Moreover, the materialists in this civilization should start reprogramming;
what works best in cyberspace is something else, says Handy, "An economy that
adds value through information, ideas, and intelligence--the Three I Economy
--offers a way out of the apparent clash between material growth and
environmental erosion.  Handy explains how this new economy works:
     Information, ideas, and intelligence consume few of the earth's
     resources.  Virtuality will redesign our cities with fewer
     skyscrapers and fewer commuters, making a quieter and perhaps a
     gentler world.  Our aspirations for growth in a Three I Economy
     would increasingly be more a matter for the mind than the body. 
     The growth sectors would be education in all its varied forms,
     health care, the arts and entertainment, leisure, travel, and
     sports.  As the economic statistics show, the new growth is already
     happening, and the organizations that deliver it tend to be small
     groups of colleagues united by mutual trust.  Small, growing
     companies often serve today's young people, who aspire to better
     music systems and computers rather than to faster cars or flashier
     clothes.  The younger generation also relishes employment in the
     new and freer organizations.

	What this all could mean for self-governance, Wharton business scholar
Russell Ackoff said it best some years ago: "In a world where growth is
limited by finite resources, citizen participation in governance is the key
for humanity to the meta-ideal of "unlimited development" and "unlimited
progress toward . . . omnicompetence."  Indeed, "To make participative
planning possible is to make an art of living," according to Ackoff. 

	Some business organizations get the message of virtual reality and some
do not.  Celebrity-based talk Internet versus Net-based genuine dialogue;
Interactive television to deliver fabricated programming "content" based on
gratuitous violence versus interacting with other real people, their own home
page, and their own catalogues of goods.  Even libraries must make a crucial
choice for the big payoff that is possible in cyberspace.  The challenge is
between highly federalized, impersonal digital libraries that offer only
"high-tech" and "low-trust" (e.g., the Library of Congress "THOMAS" server)
versus highly localized, electronic information partnerships that offer
"high-touch" and "high-trust" (e.g., the GPO Access system connected through
depository libraries "gateways" located in each electoral district of the
nation).

	The US Congress fails the test of cyberspace flat out.  Talking up a
storm over the benefits of "competition" they are planning telecommunications
reform bills [S.652; H.R. 1555], which mandate non-competition between the
biggest potential competitors--cable and telephone.  Among those so-called
benefits of "competition" will be guaranteed higher prices for cable
television operators to enable their high cost junk bond capital expansion,
and skyrocketing residential telephone bills to enable corporate centers of
power to bypass payment of their equitable share of local exchange network
costs.  Then they are also planning a major, multi-billion dollar give-away
of the broadcast spectrum to improve the profits of television broadcasters;
the same undeserving mob that has filled the airwaves with harmful and
exploitive programming to maximize profits without ever defining or
fulfilling their "public interest," trustee responsibilities.

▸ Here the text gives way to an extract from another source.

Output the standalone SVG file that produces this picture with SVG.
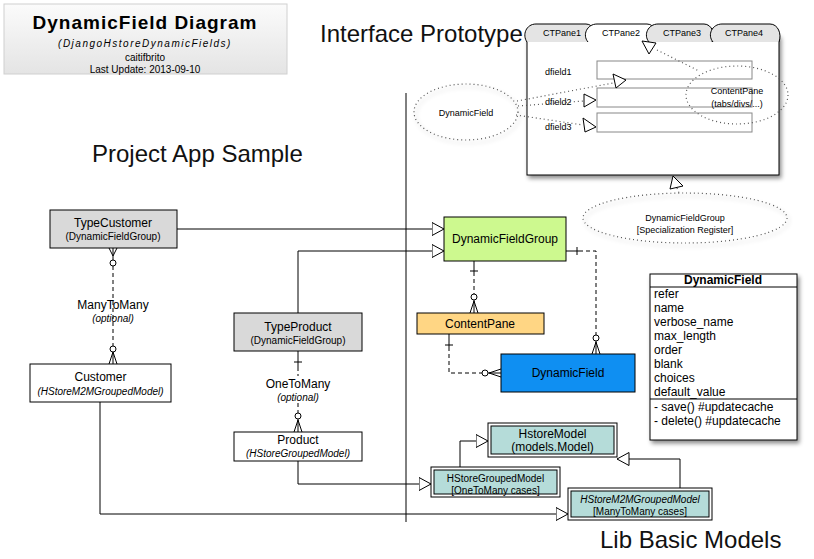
<svg xmlns="http://www.w3.org/2000/svg" width="814" height="559" viewBox="0 0 814 559">
<defs>
<linearGradient id="tg" x1="0" y1="0" x2="0" y2="1"><stop offset="0" stop-color="#fbfbfb"/><stop offset="1" stop-color="#e4e4e4"/></linearGradient>
<filter id="sh" x="-20%" y="-20%" width="150%" height="160%"><feDropShadow dx="2" dy="3" stdDeviation="2" flood-color="#000" flood-opacity="0.45"/></filter>
<marker id="tri" viewBox="0 0 13 14" refX="12.5" refY="7" markerWidth="13" markerHeight="14" markerUnits="userSpaceOnUse" orient="auto"><path d="M0.5,0.5 L12.5,7 L0.5,13.5 Z" fill="#fff" stroke="#000" stroke-width="1"/></marker>
</defs>
<style>
text{font-family:"Liberation Sans",Arial,sans-serif;fill:#000}
.big{font-size:24px;fill:#111}
.n{font-size:12px;text-anchor:middle}
.s{font-size:10px;text-anchor:middle}
.i{font-style:italic}
.t{font-size:9px;text-anchor:middle}
.box{stroke:#000;stroke-width:1}
.ln{fill:none;stroke:#000;stroke-width:1}
.dash{fill:none;stroke:#000;stroke-width:1;stroke-dasharray:4,3}
.dot{fill:none;stroke:#555;stroke-width:1.2;stroke-dasharray:1,3}
.circ{fill:#fff;stroke:#000;stroke-width:1}
.otri{fill:#fff;stroke:#000;stroke-width:1}
.attr{font-size:12px}
</style>

<g id="title">
<rect x="4" y="4" width="283" height="70" fill="url(#tg)" stroke="#d0d0d0"/>
<text x="145" y="29" style="font-size:19px;font-weight:bold;letter-spacing:1px" text-anchor="middle">DynamicField Diagram</text>
<text x="145" y="47" style="font-size:10px;font-style:italic;letter-spacing:1.5px" text-anchor="middle">(DjangoHstoreDynamicFields)</text>
<text x="145" y="61" class="s">caitifbrito</text>
<text x="145" y="73" class="s">Last Update: 2013-09-10</text>
</g>

<text x="320" y="42" class="big">Interface Prototype</text>
<text x="92" y="162" class="big">Project App Sample</text>
<text x="600" y="548" class="big">Lib Basic Models</text>

<g id="divider"><line x1="406" y1="93" x2="406" y2="522" stroke="#000" stroke-width="1"/></g>

<g id="window">
<rect x="527" y="35" width="252" height="140" fill="#fff" stroke="#000" filter="url(#sh)"/>
<path d="M527,42 C522,35 526,24 536,24 L586,24 C594,24 598,35 594,42" fill="#e4e4e4" stroke="#000"/>
<path d="M588,42 C582,35 587,24 597,24 L647,24 C655,24 659,35 656,42" fill="#fff" stroke="#000"/>
<path d="M649,42 C643,35 648,24 658,24 L704,24 C712,24 716,35 712,42" fill="#e4e4e4" stroke="#000"/>
<path d="M713,42 C707,35 712,24 722,24 L770,24 C778,24 782,34 779,42" fill="#e4e4e4" stroke="#000"/>
<text x="562" y="36" class="t">CTPane1</text>
<text x="621" y="36" class="t">CTPane2</text>
<text x="682" y="36" class="t">CTPane3</text>
<text x="744" y="36" class="t">CTPane4</text>
<text x="545" y="75" style="font-size:9px">dfield1</text>
<text x="545" y="105" style="font-size:9px">dfield2</text>
<text x="545" y="130" style="font-size:9px">dfield3</text>
<rect x="597" y="61" width="155" height="18" fill="#fff" stroke="#888"/>
<rect x="597" y="88" width="155" height="19" fill="#fff" stroke="#888"/>
<rect x="597" y="113" width="155" height="19" fill="#fff" stroke="#888"/>
</g>

<g id="contentpane-ellipse">
<ellipse cx="737" cy="95" rx="51" ry="29" fill="#fff" class="dot"/>
<text x="737" y="94" class="t">ContentPane</text>
<text x="737" y="107" class="t">(tabs/divs/...)</text>
</g>

<g id="dynamicfield-ellipse">
<ellipse cx="466" cy="112" rx="52" ry="28" fill="#fff" class="dot" filter="url(#sh)"/>
<text x="466" y="116" class="t">DynamicField</text>
</g>

<g id="dfg-ellipse">
<ellipse cx="685" cy="218" rx="102" ry="25" fill="#fff" class="dot" filter="url(#sh)"/>
<text x="685" y="221" class="t">DynamicFieldGroup</text>
<text x="685" y="233" class="t">[Specialization Register]</text>
</g>

<g id="proto-connectors">
<path class="dot" d="M657,50 L699,71"/>
<path class="dot" d="M517,101 L613,83"/>
<path class="dot" d="M518,106 L584,101"/>
<path class="dot" d="M516,115 L583,125"/>
<path class="dot" d="M677,188 L679,193"/>
<polygon class="otri" points="642,41 656,43 649,54"/>
<polygon class="otri" points="613,74 626,80 616,88"/>
<polygon class="otri" points="584,94 596,100 584,107"/>
<polygon class="otri" points="583,118 596,127 585,132"/>
<polygon class="otri" points="673,176 683,186 670,189"/>
</g>

<g id="TypeCustomer">
<rect x="50" y="210" width="127" height="38" fill="#d9d9d9" class="box"/>
<text x="113" y="227" class="n">TypeCustomer</text>
<text x="113" y="240" class="s">(DynamicFieldGroup)</text>
</g>
<g id="Customer">
<rect x="30" y="364" width="141" height="38" fill="#fff" class="box"/>
<text x="100.5" y="381" class="n">Customer</text>
<text x="100.5" y="395" class="s i">(HStoreM2MGroupedModel)</text>
</g>
<g id="TypeProduct">
<rect x="234" y="313" width="128" height="38" fill="#d9d9d9" class="box"/>
<text x="298" y="331" class="n">TypeProduct</text>
<text x="298" y="344" class="s">(DynamicFieldGroup)</text>
</g>
<g id="Product">
<rect x="234" y="432" width="128" height="29" fill="#fff" class="box"/>
<text x="298" y="444" class="n">Product</text>
<text x="298" y="457" class="s i">(HStoreGroupedModel)</text>
</g>
<g id="DynamicFieldGroup">
<rect x="444" y="217" width="122" height="44" fill="#cdf98f" class="box"/>
<text x="505" y="243" class="n">DynamicFieldGroup</text>
</g>
<g id="ContentPane">
<rect x="417" y="313" width="127" height="21" fill="#ffd684" class="box"/>
<text x="480" y="328" class="n">ContentPane</text>
</g>
<g id="DynamicField">
<rect x="501" y="354" width="134" height="38" fill="#0f8ff2" class="box"/>
<text x="568" y="377" class="n">DynamicField</text>
</g>

<g id="DynamicFieldClass">
<rect x="650" y="274" width="147" height="166" fill="#fff" class="box" filter="url(#sh)"/>
<text x="723" y="284" class="n" style="font-weight:bold">DynamicField</text>
<line x1="650" y1="287" x2="797" y2="287" stroke="#000"/>
<text x="654" y="298" class="attr">refer</text>
<text x="654" y="312" class="attr">name</text>
<text x="654" y="326" class="attr">verbose_name</text>
<text x="654" y="340" class="attr">max_length</text>
<text x="654" y="354" class="attr">order</text>
<text x="654" y="368" class="attr">blank</text>
<text x="654" y="382" class="attr">choices</text>
<text x="654" y="396" class="attr">default_value</text>
<line x1="650" y1="399" x2="797" y2="399" stroke="#000"/>
<text x="654" y="411" class="attr">- save() #updatecache</text>
<text x="654" y="425" class="attr">- delete() #updatecache</text>
</g>

<g id="HstoreModel">
<rect x="488" y="423" width="129" height="34" fill="#fff" class="box"/>
<rect x="491" y="426" width="123" height="28" fill="#b5dcd9" class="box"/>
<text x="552.5" y="438" class="n">HstoreModel</text>
<text x="552.5" y="451" class="n">(models.Model)</text>
</g>
<g id="HStoreGroupedModel">
<rect x="431" y="467" width="129" height="30" fill="#fff" class="box"/>
<rect x="434" y="470" width="123" height="24" fill="#b5dcd9" class="box"/>
<text x="495.5" y="482" class="s">HStoreGroupedModel</text>
<text x="495.5" y="494" class="s">[OneToMany cases]</text>
</g>
<g id="HStoreM2MGroupedModel">
<rect x="568" y="488" width="144" height="32" fill="#fff" class="box"/>
<rect x="571" y="491" width="138" height="26" fill="#b5dcd9" class="box"/>
<text x="640" y="503" class="s i">HStoreM2MGroupedModel</text>
<text x="640" y="515" class="s">[ManyToMany cases]</text>
</g>

<g id="connectors">
<path class="ln" d="M177,229 H444" marker-end="url(#tri)"/>
<path class="ln" d="M298,313 V251 H444" marker-end="url(#tri)"/>
<path class="ln" d="M298,461 V484 H431" marker-end="url(#tri)"/>
<path class="ln" d="M100,402 V514 H568" marker-end="url(#tri)"/>
<path class="ln" d="M460,467 V441 H488" marker-end="url(#tri)"/>
<path class="ln" d="M680,488 V459 H617" marker-end="url(#tri)"/>

<!-- TypeCustomer - Customer -->
<path class="dash" d="M113,266 V346"/>
<path class="ln" d="M113,248 V260 M113,256 L109,248 M113,256 L117,248"/>
<circle class="circ" cx="113" cy="263" r="3"/>
<path class="ln" d="M113,352 V364 M113,352 L109,364 M113,352 L117,364"/>
<circle class="circ" cx="113" cy="349" r="3"/>
<text x="113" y="309" class="n">ManyToMany</text>
<text x="113" y="322" class="s i">(optional)</text>

<!-- TypeProduct - Product -->
<path class="ln" d="M298,351 V367 M294,362 H302"/>
<path class="dash" d="M298,367 V376"/>
<path class="dash" d="M298,403 V413"/>
<circle class="circ" cx="298" cy="416" r="3"/>
<path class="ln" d="M298,419 V432 M298,420 L294,432 M298,420 L302,432"/>
<text x="298" y="388" class="n">OneToMany</text>
<text x="298" y="401" class="s i">(optional)</text>

<!-- DFG - ContentPane -->
<path class="ln" d="M474,261 V272 M470,271 H478"/>
<path class="dash" d="M474,272 V294"/>
<circle class="circ" cx="474" cy="297" r="3"/>
<path class="ln" d="M474,300 V313 M474,301 L470,313 M474,301 L478,313"/>

<!-- DFG - DynamicField -->
<path class="ln" d="M566,251 H579 M577,247 V255"/>
<path class="dash" d="M579,251 H596 V335"/>
<circle class="circ" cx="596" cy="338" r="3"/>
<path class="ln" d="M596,341 V354 M596,342 L592,354 M596,342 L600,354"/>

<!-- ContentPane - DynamicField -->
<path class="ln" d="M449,334 V347 M445,345 H453"/>
<path class="dash" d="M449,347 V373 H482"/>
<circle class="circ" cx="485" cy="373" r="3"/>
<path class="ln" d="M488,373 H501 M489,373 L501,369 M489,373 L501,377"/>
</g>
</svg>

	This is not one of your traditional sectoral development plans for a
merely limited economic plunder.  By those means they intend to radically
transform the whole global civilization.  Its a mega-corporate free ride, and
political outrage, largely bereft of social and ecological responsibility.

	To their credit, an opposition of sorts has begun to form, led by the
Clinton administration a few members of Congress from both major political
parties, together with leaders of the public interest community, but the
opposition is only fragmented and luke warm.  We are not firmly reaching for
the glorious purposeful possibilities of cyberspace that clearly exist, only
locked in a death battle with opportunistic mega-corporate realities.  In the
end, citizens must compellingly tell the people's representatives in Congress
to do what is right or we are all going to get what we deserve for failing.